• Problem requirements:
Without any pictures, restate the lines from the one containing "Give me the TikZ source for this diagram." to the one containing "(0,0) rectangle (854,760);", word for word, ends included.

• Working data:
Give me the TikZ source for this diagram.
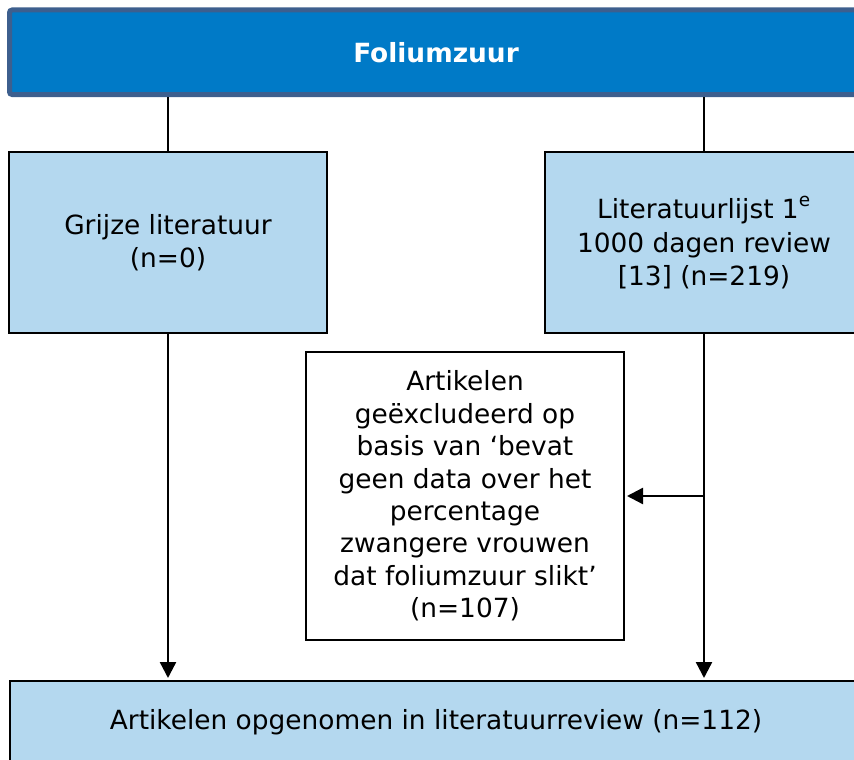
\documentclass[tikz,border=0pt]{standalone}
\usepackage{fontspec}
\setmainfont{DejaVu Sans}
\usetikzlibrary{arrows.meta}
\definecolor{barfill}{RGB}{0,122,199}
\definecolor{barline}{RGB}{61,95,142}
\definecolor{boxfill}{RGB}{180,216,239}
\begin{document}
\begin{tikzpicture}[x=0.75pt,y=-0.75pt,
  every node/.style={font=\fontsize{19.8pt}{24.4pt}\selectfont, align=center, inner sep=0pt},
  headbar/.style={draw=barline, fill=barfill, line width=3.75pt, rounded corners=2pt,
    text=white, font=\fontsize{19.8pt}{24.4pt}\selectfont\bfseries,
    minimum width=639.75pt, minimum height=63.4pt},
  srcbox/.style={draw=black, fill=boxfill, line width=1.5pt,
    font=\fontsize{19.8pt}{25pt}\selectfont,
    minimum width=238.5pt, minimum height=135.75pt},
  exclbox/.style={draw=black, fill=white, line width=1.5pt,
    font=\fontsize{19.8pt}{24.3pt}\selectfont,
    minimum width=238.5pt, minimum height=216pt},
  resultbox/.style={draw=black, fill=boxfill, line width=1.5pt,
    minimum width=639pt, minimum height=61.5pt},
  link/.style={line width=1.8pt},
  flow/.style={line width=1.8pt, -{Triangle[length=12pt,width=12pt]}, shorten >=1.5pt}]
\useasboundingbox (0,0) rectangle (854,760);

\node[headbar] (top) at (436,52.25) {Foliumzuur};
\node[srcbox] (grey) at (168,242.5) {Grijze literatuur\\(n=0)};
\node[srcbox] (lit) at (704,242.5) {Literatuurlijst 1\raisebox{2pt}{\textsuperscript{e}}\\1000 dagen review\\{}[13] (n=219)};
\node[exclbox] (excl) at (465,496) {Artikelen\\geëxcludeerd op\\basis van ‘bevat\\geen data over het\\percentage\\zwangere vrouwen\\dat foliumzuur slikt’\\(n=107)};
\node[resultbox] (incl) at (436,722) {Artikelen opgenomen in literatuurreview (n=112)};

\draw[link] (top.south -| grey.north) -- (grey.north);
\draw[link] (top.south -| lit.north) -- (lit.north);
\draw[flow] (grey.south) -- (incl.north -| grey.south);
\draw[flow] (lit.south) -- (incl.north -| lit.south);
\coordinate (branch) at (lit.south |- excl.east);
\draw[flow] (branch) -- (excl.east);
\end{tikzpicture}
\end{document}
---
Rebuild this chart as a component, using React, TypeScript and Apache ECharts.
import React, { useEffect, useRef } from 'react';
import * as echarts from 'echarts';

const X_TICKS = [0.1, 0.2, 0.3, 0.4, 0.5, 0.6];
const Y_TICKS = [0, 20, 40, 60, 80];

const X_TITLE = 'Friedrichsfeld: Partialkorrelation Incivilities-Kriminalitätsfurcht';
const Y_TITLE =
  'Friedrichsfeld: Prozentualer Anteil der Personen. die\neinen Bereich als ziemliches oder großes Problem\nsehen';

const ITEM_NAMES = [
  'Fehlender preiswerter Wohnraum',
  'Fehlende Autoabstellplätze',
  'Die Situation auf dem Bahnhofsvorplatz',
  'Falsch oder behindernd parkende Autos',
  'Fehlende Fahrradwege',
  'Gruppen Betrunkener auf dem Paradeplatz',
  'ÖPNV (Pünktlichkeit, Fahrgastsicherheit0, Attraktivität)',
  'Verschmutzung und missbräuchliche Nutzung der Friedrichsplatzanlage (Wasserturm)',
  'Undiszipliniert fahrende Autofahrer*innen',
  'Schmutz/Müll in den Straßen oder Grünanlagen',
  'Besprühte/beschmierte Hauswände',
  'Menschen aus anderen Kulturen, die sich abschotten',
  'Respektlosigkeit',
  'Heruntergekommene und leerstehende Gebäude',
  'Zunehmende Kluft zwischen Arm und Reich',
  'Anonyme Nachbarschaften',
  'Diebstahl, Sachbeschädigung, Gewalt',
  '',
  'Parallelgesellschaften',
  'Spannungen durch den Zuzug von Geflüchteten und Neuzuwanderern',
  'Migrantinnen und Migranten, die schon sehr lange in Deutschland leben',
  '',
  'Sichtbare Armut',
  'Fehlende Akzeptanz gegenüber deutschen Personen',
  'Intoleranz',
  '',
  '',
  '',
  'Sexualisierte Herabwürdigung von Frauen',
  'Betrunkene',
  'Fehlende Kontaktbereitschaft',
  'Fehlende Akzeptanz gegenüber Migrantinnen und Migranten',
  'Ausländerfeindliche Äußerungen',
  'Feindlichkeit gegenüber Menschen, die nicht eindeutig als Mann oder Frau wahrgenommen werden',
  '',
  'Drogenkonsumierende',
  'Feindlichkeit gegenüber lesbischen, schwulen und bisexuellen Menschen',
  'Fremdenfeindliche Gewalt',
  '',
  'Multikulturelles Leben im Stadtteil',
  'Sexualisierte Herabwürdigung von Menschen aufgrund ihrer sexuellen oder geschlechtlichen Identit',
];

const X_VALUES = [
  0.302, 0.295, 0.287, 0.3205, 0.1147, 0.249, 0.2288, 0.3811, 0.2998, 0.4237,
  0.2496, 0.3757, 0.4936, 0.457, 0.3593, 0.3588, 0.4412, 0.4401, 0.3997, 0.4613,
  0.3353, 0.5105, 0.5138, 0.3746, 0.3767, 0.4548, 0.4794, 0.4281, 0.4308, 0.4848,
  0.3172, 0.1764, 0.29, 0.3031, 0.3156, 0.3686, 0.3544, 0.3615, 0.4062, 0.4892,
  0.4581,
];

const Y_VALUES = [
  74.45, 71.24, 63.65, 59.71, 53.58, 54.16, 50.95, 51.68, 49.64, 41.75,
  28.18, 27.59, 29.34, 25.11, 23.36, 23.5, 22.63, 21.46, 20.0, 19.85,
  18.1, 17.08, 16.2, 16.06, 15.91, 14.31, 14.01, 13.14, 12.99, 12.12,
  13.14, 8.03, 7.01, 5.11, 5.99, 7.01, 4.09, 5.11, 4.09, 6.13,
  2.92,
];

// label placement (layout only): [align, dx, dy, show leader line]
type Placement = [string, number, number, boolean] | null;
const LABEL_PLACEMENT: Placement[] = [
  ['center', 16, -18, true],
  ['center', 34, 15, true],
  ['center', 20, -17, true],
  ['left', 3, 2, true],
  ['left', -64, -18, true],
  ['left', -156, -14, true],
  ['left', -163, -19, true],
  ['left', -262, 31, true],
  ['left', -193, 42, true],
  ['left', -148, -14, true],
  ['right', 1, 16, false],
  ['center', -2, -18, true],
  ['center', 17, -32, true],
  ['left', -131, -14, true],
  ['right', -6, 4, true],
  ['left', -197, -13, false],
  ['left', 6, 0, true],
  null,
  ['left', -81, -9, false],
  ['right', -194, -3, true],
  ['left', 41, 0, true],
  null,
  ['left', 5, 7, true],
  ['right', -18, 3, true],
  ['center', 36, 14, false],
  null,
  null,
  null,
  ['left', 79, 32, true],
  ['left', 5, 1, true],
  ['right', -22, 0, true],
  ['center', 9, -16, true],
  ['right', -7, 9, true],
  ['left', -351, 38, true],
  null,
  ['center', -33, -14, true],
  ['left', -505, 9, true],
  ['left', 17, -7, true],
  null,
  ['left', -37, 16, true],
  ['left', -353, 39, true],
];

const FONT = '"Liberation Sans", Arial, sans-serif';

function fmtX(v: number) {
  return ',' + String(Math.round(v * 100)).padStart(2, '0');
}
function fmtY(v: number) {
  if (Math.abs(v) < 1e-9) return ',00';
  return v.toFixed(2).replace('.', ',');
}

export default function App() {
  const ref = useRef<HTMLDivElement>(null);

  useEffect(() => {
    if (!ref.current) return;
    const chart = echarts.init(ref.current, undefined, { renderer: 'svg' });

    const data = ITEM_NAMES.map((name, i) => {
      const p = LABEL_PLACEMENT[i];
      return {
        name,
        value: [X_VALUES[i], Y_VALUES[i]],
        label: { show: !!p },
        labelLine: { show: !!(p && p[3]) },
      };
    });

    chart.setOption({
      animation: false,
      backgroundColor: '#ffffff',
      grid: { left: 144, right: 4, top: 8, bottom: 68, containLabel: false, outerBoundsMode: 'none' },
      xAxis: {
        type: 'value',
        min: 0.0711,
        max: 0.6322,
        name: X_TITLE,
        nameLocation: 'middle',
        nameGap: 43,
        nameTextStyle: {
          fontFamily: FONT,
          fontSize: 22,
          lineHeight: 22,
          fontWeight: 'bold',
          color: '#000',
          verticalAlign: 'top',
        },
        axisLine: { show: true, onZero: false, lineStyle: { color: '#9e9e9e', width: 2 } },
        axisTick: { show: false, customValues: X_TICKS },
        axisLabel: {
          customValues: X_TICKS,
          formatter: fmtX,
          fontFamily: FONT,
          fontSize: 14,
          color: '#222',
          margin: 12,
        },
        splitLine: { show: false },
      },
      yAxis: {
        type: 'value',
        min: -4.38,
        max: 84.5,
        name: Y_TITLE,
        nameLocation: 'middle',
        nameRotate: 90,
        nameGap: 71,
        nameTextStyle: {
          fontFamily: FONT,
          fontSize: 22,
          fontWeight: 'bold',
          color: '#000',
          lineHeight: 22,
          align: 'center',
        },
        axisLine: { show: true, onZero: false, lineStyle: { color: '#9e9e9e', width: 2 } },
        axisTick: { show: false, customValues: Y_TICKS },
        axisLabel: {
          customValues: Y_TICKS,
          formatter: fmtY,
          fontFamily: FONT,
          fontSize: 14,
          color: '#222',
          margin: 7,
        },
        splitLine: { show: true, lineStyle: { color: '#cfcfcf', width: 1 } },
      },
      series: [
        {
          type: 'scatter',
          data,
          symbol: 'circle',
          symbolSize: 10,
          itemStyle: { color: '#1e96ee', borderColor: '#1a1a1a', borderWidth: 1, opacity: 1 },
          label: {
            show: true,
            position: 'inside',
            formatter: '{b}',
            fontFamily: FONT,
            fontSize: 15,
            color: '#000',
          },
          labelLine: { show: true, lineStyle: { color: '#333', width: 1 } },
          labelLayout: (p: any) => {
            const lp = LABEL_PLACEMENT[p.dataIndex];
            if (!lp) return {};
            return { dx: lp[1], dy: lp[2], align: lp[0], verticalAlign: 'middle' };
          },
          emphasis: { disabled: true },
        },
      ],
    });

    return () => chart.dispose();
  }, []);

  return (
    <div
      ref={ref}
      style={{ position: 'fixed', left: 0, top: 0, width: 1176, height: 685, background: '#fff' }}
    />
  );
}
==
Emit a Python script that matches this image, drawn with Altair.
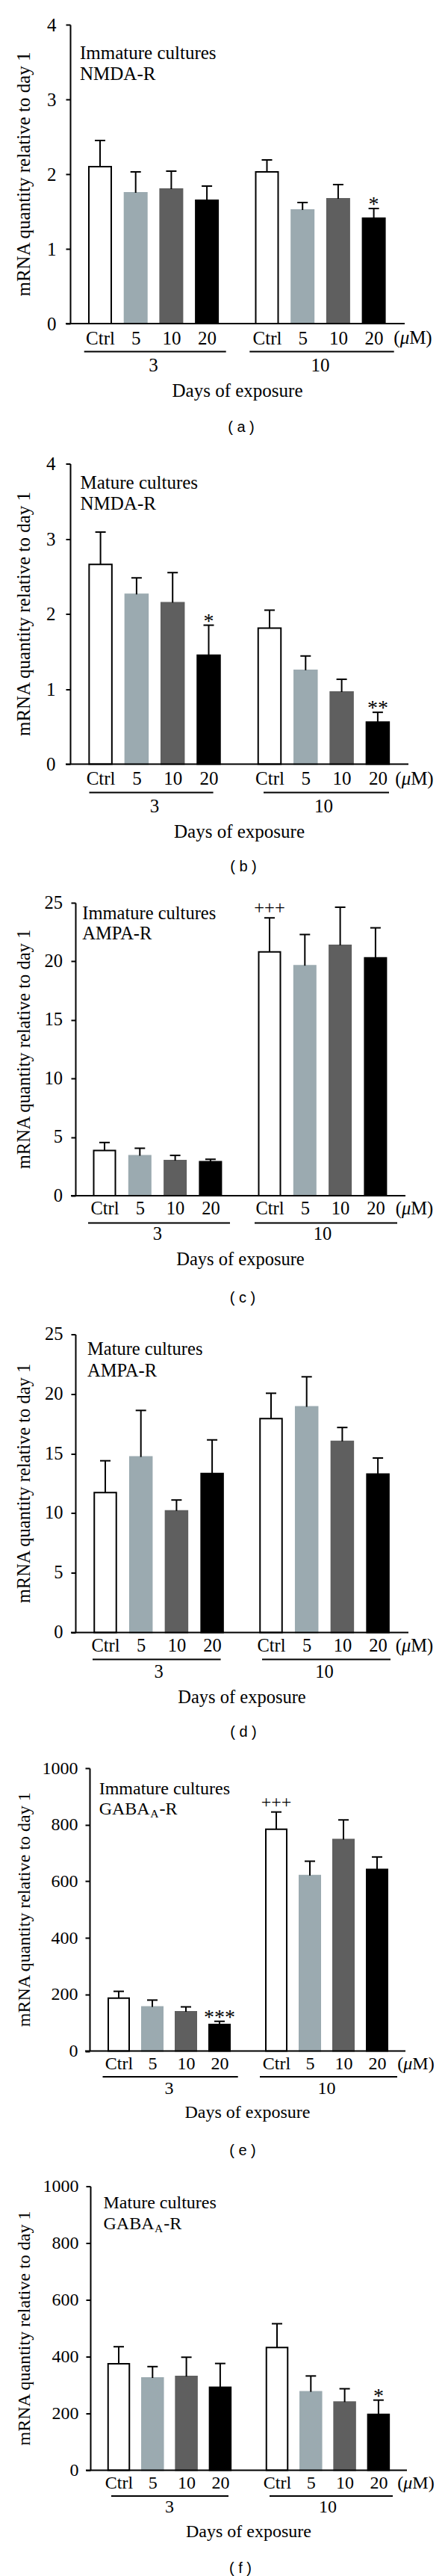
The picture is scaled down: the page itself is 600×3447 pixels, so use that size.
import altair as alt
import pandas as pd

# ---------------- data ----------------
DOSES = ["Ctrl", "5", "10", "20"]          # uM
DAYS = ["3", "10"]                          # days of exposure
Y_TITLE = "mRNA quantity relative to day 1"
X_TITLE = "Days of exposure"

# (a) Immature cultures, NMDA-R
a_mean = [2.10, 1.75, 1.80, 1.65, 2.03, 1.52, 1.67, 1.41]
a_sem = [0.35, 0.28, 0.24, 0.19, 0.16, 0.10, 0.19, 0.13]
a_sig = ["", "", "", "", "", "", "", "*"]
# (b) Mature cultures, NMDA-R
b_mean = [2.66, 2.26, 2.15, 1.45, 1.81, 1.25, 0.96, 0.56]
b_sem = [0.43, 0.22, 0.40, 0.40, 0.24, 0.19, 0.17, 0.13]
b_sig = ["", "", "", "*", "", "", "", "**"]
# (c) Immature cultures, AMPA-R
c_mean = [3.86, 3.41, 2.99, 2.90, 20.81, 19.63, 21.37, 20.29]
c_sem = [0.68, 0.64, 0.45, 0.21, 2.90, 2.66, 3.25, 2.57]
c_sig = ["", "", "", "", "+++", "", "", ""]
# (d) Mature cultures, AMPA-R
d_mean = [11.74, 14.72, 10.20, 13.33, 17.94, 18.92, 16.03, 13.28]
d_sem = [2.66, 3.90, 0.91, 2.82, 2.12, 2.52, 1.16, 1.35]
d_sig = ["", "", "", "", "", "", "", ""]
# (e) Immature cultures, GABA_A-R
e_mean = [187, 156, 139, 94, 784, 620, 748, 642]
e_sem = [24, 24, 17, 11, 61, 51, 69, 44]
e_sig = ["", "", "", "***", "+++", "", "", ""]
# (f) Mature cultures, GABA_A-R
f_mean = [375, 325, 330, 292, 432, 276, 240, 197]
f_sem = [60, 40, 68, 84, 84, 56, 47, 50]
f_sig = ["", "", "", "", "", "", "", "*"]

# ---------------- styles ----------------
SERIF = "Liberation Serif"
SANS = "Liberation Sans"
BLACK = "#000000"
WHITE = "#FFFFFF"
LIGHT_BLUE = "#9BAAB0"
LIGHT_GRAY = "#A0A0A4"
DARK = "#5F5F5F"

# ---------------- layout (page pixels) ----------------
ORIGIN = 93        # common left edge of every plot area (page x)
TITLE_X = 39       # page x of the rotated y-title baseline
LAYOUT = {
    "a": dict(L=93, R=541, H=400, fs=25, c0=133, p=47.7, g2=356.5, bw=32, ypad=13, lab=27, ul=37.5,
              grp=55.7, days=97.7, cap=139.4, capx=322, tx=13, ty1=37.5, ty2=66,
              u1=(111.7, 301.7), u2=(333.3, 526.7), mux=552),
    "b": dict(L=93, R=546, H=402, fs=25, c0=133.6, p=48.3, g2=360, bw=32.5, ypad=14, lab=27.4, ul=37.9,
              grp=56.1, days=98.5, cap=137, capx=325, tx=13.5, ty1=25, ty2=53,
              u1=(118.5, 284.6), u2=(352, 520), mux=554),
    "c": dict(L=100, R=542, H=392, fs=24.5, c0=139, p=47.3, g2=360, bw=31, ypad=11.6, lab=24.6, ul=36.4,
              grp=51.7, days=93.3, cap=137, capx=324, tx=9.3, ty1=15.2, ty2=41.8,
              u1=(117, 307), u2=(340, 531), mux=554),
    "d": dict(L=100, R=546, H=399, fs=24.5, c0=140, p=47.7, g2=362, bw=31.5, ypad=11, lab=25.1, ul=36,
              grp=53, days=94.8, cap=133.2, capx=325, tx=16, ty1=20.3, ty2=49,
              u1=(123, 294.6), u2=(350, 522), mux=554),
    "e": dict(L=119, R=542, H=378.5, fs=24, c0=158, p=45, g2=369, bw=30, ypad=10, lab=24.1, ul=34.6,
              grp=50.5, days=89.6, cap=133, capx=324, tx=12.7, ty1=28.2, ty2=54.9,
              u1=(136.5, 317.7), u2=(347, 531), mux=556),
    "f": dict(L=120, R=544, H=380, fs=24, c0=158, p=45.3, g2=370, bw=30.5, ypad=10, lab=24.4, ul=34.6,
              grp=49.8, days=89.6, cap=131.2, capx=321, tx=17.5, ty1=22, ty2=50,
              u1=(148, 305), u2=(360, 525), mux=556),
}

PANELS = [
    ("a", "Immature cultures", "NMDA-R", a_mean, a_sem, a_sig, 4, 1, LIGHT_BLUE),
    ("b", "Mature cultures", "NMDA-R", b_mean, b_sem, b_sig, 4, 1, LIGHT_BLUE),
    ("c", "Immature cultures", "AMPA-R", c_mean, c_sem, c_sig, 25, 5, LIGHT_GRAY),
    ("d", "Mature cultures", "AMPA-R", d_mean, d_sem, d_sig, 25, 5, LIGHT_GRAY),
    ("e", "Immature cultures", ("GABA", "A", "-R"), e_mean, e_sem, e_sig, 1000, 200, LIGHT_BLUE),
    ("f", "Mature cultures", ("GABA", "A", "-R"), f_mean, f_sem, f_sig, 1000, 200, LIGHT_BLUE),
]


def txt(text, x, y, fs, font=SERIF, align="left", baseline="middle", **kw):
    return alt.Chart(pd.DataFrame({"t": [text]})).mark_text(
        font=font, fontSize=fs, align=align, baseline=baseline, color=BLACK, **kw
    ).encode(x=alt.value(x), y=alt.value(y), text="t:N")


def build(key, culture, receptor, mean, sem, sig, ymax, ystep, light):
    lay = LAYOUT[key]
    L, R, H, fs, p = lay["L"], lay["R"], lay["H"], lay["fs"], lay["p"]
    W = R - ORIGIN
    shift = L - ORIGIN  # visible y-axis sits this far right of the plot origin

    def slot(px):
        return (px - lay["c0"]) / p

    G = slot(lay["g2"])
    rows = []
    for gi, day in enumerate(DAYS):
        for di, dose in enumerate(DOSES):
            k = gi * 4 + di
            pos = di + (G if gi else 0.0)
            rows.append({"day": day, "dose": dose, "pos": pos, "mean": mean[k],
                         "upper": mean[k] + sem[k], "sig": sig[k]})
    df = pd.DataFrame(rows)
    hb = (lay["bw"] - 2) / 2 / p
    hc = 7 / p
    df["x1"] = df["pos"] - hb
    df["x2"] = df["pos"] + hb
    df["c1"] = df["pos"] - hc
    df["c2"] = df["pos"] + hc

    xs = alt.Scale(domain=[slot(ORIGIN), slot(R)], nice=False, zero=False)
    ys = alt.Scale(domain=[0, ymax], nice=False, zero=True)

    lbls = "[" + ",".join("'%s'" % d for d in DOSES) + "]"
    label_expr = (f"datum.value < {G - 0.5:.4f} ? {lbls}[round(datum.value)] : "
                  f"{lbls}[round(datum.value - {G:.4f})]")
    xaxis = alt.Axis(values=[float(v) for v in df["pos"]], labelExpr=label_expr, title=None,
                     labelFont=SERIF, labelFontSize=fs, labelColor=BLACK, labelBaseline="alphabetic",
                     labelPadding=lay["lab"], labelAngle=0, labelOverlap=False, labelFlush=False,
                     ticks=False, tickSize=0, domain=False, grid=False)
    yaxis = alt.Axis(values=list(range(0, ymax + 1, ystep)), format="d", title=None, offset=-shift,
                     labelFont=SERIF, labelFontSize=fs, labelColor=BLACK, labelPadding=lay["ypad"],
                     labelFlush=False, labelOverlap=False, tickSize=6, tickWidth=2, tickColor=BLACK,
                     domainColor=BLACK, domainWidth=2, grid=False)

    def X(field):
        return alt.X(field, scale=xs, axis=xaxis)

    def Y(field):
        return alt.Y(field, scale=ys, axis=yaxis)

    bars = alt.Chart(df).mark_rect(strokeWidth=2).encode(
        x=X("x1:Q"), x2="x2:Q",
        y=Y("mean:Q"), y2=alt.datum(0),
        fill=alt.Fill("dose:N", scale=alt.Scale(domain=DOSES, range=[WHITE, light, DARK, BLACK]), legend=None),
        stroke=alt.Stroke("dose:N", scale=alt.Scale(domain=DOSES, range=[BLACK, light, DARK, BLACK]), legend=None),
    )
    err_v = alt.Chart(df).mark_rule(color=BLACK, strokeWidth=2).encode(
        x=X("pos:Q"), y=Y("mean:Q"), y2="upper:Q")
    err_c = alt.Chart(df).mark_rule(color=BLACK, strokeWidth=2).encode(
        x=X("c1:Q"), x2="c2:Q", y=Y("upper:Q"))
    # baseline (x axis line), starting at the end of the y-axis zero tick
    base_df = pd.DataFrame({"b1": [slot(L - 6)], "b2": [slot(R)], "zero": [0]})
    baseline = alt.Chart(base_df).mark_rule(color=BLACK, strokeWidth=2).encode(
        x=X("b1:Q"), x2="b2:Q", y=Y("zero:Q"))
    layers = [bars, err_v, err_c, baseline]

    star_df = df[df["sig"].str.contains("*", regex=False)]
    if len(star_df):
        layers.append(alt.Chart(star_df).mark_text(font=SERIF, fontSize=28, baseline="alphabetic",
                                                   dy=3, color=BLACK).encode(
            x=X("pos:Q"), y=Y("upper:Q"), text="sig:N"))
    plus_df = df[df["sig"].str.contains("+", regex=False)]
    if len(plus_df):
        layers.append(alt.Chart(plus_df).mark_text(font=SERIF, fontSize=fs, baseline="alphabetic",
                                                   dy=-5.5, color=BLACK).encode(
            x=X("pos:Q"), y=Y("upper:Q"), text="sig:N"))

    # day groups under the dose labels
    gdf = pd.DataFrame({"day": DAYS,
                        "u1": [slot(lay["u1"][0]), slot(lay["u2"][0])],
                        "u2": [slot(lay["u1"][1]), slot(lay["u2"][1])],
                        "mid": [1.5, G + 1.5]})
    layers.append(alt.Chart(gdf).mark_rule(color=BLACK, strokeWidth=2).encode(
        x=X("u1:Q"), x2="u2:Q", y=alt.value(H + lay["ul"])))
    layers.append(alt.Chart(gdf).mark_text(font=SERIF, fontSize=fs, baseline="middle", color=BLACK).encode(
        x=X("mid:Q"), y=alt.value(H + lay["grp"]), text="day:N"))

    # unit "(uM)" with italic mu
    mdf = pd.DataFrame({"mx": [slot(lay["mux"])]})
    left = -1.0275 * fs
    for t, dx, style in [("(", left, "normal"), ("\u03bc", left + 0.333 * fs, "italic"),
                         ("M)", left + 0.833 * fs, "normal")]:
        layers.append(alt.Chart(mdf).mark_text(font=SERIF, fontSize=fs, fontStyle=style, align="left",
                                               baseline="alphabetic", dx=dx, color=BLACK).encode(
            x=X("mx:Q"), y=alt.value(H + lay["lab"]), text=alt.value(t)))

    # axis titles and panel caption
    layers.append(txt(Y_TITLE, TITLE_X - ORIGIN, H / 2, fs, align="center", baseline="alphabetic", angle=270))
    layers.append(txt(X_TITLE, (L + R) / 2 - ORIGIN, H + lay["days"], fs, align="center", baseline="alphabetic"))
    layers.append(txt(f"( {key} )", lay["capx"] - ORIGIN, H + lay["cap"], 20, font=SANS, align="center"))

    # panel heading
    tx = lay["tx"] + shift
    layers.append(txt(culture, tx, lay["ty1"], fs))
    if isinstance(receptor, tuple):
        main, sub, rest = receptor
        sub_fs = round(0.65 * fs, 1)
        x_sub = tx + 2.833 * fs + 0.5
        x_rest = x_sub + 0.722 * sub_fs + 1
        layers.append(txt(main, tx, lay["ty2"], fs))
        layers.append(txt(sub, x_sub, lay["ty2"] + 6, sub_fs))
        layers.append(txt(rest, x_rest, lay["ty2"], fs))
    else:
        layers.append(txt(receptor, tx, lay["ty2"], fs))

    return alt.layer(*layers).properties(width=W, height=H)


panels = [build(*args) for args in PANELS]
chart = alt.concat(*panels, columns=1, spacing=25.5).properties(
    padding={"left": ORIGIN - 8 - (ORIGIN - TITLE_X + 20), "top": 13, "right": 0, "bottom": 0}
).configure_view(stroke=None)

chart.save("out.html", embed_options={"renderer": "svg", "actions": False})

• Task result:
Give me the TikZ source for this diagram.
\documentclass[tikz,border=0pt]{standalone}
\usepackage{fontspec}
\setmainfont{DejaVu Sans}
\usetikzlibrary{arrows.meta}
\definecolor{barfill}{RGB}{0,122,199}
\definecolor{barline}{RGB}{61,95,142}
\definecolor{boxfill}{RGB}{180,216,239}
\begin{document}
\begin{tikzpicture}[x=0.75pt,y=-0.75pt,
  every node/.style={font=\fontsize{19.8pt}{24.4pt}\selectfont, align=center, inner sep=0pt},
  headbar/.style={draw=barline, fill=barfill, line width=3.75pt, rounded corners=2pt,
    text=white, font=\fontsize{19.8pt}{24.4pt}\selectfont\bfseries,
    minimum width=639.75pt, minimum height=63.4pt},
  srcbox/.style={draw=black, fill=boxfill, line width=1.5pt,
    font=\fontsize{19.8pt}{25pt}\selectfont,
    minimum width=238.5pt, minimum height=135.75pt},
  exclbox/.style={draw=black, fill=white, line width=1.5pt,
    font=\fontsize{19.8pt}{24.3pt}\selectfont,
    minimum width=238.5pt, minimum height=216pt},
  resultbox/.style={draw=black, fill=boxfill, line width=1.5pt,
    minimum width=639pt, minimum height=61.5pt},
  link/.style={line width=1.8pt},
  flow/.style={line width=1.8pt, -{Triangle[length=12pt,width=12pt]}, shorten >=1.5pt}]
\useasboundingbox (0,0) rectangle (854,760);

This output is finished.